Search code examples
sortingmatrixeigen

How to sort the Eigen::Matrix that have std::pair<int, int> and delete the duplicates of indices


I need a way to sort and delete the duplicates of row and column indices of a sparse matrix. But at first I need to sort indices and later find a method to delete the duplicates.

Eigen::Matrix<std::pair<int, int>, Eigen::Dynamic, Eigen::Dynamic> unsorted_indices; 

How can write a sort method for this? or method that I can achieve the both at once.


Solution

  • I can easily achieve this with std::set<pair<int,int>> […] When unknows grow over a million then things are very costly

    Matrix is the wrong data structure since you apparently make no use of it being two-dimensional.
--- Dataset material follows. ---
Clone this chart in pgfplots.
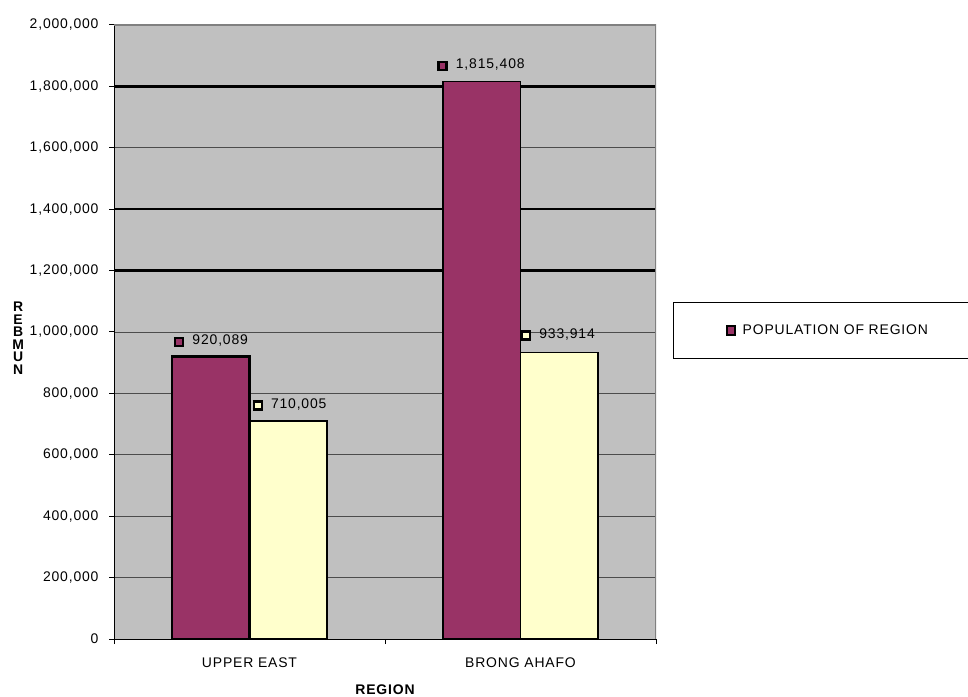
\documentclass[border=0pt]{standalone}
\usepackage{pgfplots}
\pgfplotsset{compat=1.18}
\usepackage{fontspec}
\setmainfont{Liberation Sans}[LetterSpace=6]
\definecolor{barpurple}{HTML}{993366}
\definecolor{baryellow}{HTML}{FFFFCC}
\definecolor{plotgrey}{HTML}{C0C0C0}
\definecolor{framegrey}{HTML}{808080}
\newcommand{\mk}[1]{{\setlength{\fboxrule}{2.5bp}\setlength{\fboxsep}{0pt}\fcolorbox{black}{#1}{\rule{0pt}{5.5bp}\rule{5.5bp}{0pt}}}}
\newcommand{\chartfont}{\fontsize{14}{16}\selectfont}
\begin{document}
\begin{tikzpicture}
\useasboundingbox (0,0) rectangle (968bp,697bp);
\begin{axis}[
  at={(114bp,58bp)}, anchor=south west,
  scale only axis, width=542bp, height=614bp,
  xmin=-0.5, xmax=1.5, ymin=0, ymax=2000000,
  axis lines=left, axis line style={-, black, line width=1bp},
  axis background/.style={fill=plotgrey},
  bar width=0.286,
  xtick={-0.5,0.5,1.5}, xticklabels={},
  extra x ticks={0,1}, extra x tick labels={UPPER EAST,BRONG AHAFO},
  extra x tick style={major tick length=0pt, tick label style={yshift=-15bp}},
  ytick distance=200000,
  scaled y ticks=false,
  yticklabel style={xshift=-7bp, /pgf/number format/.cd, fixed, precision=0, 1000 sep={,}, assume math mode=true},
  tick label style={font=\chartfont},
  tick align=outside, major tick length=5bp,
  tick style={black, line width=1bp},
  ymajorgrids,
  major grid style={black!70, line width=0.8bp},
  extra y ticks={1200000,1400000,1800000}, extra y tick labels={},
  extra y tick style={grid=major, major grid style={black, line width=2.5bp}},
  xlabel={REGION},
  xlabel style={font=\bfseries\chartfont, at={(axis description cs:0.5,0)}, anchor=center, yshift=-51bp},
  ylabel={R\\E\\B\\M\\U\\N},
  ylabel style={rotate=-90, align=center, font=\bfseries\fontsize{14}{12.5}\selectfont, at={(axis description cs:-0.177,0.49)}, anchor=center},
  legend style={at={(axis description cs:1.0314,0.5489)}, anchor=north west, draw=black, fill=white, inner xsep=53bp, inner ysep=20.5bp, font=\chartfont},
  nodes near coords style={anchor=base west, inner sep=0pt, font=\chartfont},
]
\addplot[ybar, bar shift=0pt, draw=black, line width=2.5bp, fill=barpurple,
  point meta=explicit symbolic,
  nodes near coords={\mk{barpurple}\hspace{8bp}\pgfplotspointmeta},
  every node near coord/.append style={xshift=-38bp, yshift=12bp},
  legend image code/.code={\draw[black, fill=barpurple, line width=1.5bp] (0bp,-4.5bp) rectangle (8bp,4.5bp);}]
  coordinates {(-0.143,920089) [920,089]};
\addlegendentry{\hspace{5bp}POPULATION OF REGION\hspace{30bp}}
\addplot[ybar, bar shift=0pt, draw=black, line width=2.5bp, fill=baryellow, forget plot,
  point meta=explicit symbolic,
  nodes near coords={\mk{baryellow}\hspace{8bp}\pgfplotspointmeta},
  every node near coord/.append style={xshift=-37bp, yshift=13bp}]
  coordinates {(0.143,710005) [710,005]};
\addplot[ybar, bar shift=0pt, draw=black, line width=1.3bp, fill=barpurple, forget plot,
  point meta=explicit symbolic,
  nodes near coords={\mk{barpurple}\hspace{8bp}\pgfplotspointmeta},
  every node near coord/.append style={xshift=-45bp, yshift=13bp}]
  coordinates {(0.857,1815408) [1,815,408]};
\addplot[ybar, bar shift=0pt, draw=black, line width=1.3bp, fill=baryellow, forget plot,
  point meta=explicit symbolic,
  nodes near coords={\mk{baryellow}\hspace{8bp}\pgfplotspointmeta},
  every node near coord/.append style={xshift=-39bp, yshift=14bp}]
  coordinates {(1.143,933914) [933,914]};
\draw[framegrey, line width=2bp] (rel axis cs:0,1) -- (rel axis cs:1,1) -- (rel axis cs:1,0);
\end{axis}
\end{tikzpicture}
\end{document}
If std::set works for you, you can use a plain old std::vector

    #include <algorithm>
    
    std::vector<std::pair<int, int>> indices;
    for(...)
      indices.emplace_back(row_i, col_j);
    std::sort(indices.begin(), indices.end());
    indices.erase(std::unique(indices.begin(), indices.end()), indices.end());
    indices.shrink_to_fit();
    

    vector is more memory efficient than std::set (for the cost of a single entry in std::set including allocator overhead you can put 6 entries into a vector). The erase(unique(…) stuff is known as the erase-remove idiom

    Hash table

    If the number of duplicates is large, removing them early with a set-like structure may be better. However, std::set has a relatively high memory overhead and costly O(log(n)) insertion cost. std::unordered_set is more efficient with O(1) and has slightly lower memory usage but it requires you to write your own hash function.
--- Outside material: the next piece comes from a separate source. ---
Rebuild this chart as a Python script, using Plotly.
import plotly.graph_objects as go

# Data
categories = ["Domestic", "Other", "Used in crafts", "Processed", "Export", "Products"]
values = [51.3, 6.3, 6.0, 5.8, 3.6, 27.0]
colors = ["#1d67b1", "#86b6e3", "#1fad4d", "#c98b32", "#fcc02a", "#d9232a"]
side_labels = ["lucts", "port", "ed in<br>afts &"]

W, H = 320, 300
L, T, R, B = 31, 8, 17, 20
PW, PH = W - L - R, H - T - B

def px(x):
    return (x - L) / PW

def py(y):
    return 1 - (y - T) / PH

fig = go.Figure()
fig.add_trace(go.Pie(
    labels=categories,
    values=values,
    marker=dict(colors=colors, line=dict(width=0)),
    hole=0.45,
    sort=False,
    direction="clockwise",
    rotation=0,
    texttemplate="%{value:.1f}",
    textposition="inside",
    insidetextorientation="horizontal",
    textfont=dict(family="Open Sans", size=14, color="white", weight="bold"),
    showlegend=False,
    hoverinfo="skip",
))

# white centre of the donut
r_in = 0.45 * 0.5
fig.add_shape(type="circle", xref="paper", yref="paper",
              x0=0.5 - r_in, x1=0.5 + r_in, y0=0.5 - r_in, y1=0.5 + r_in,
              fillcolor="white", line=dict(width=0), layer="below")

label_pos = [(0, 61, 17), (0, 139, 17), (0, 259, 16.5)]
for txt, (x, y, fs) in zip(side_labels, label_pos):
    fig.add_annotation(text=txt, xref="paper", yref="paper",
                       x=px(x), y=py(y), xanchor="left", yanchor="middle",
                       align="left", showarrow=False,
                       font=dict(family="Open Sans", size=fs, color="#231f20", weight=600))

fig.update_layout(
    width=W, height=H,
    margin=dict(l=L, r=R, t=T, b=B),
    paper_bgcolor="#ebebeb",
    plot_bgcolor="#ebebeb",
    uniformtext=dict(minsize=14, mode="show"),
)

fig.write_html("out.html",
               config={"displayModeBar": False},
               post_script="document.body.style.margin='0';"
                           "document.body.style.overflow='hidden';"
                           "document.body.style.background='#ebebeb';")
    Unless you need to avoid external libraries, use a flat hash table. They have a much lower memory overhead. Boost comes with one that supports std::pair out-of-the-box:

    #include <boost/unordered/unordered_flat_set.hpp>
    
    boost::unordered_flat_set<std::pair<int, int>> set;
    for(...)
      set.insert({row_i, col_j});
    std::vector<std::pair<int, int>> indices(set.begin(), set.end());
    std::sort(indices.begin(), indices.end());
    

    Bitmap

    As an alternative, you can use a simple bitmap. The memory consumption is then fixed to rows * cols / 8 byte as opposed to the at least 8 byte per entry in the hash table (not accounting for the hash table's overhead). So if your matrix is filled at least 1/64 (1.5%), the bitmap is more memory-efficient. Scanning it for set bits also automatically produces a sorted sequence, saving us this step.

    #include <bit>
    // C++20, using std::countr_zero
    #include <cstdint>
    // using std::uint32_t
    
    std::size_t words = (rows * cols + 31) / 32;
    std::vector<std::uint32_t> bitmap(words);
    for(...) {
      std::size_t index = row_i * cols + col_j;
      bitmap[index / 32] |= 1 << (index % 32);
    }
    std::vector<std::pair<int, int>> indices;
    for(std::size_t i = 0; i < words; ++i) {
      std::uint32_t word = bitmap[i];
      while(word) {
        std::uint32_t bit = std::countr_zero(word);
        std::size_t index = i * 32 + bit;
        int row_i = index / cols;
        int col_j = index % cols;
        indices.emplace_back(row_i, col_j);
        word &= ~(1 << bit); // clear bit
      }
    }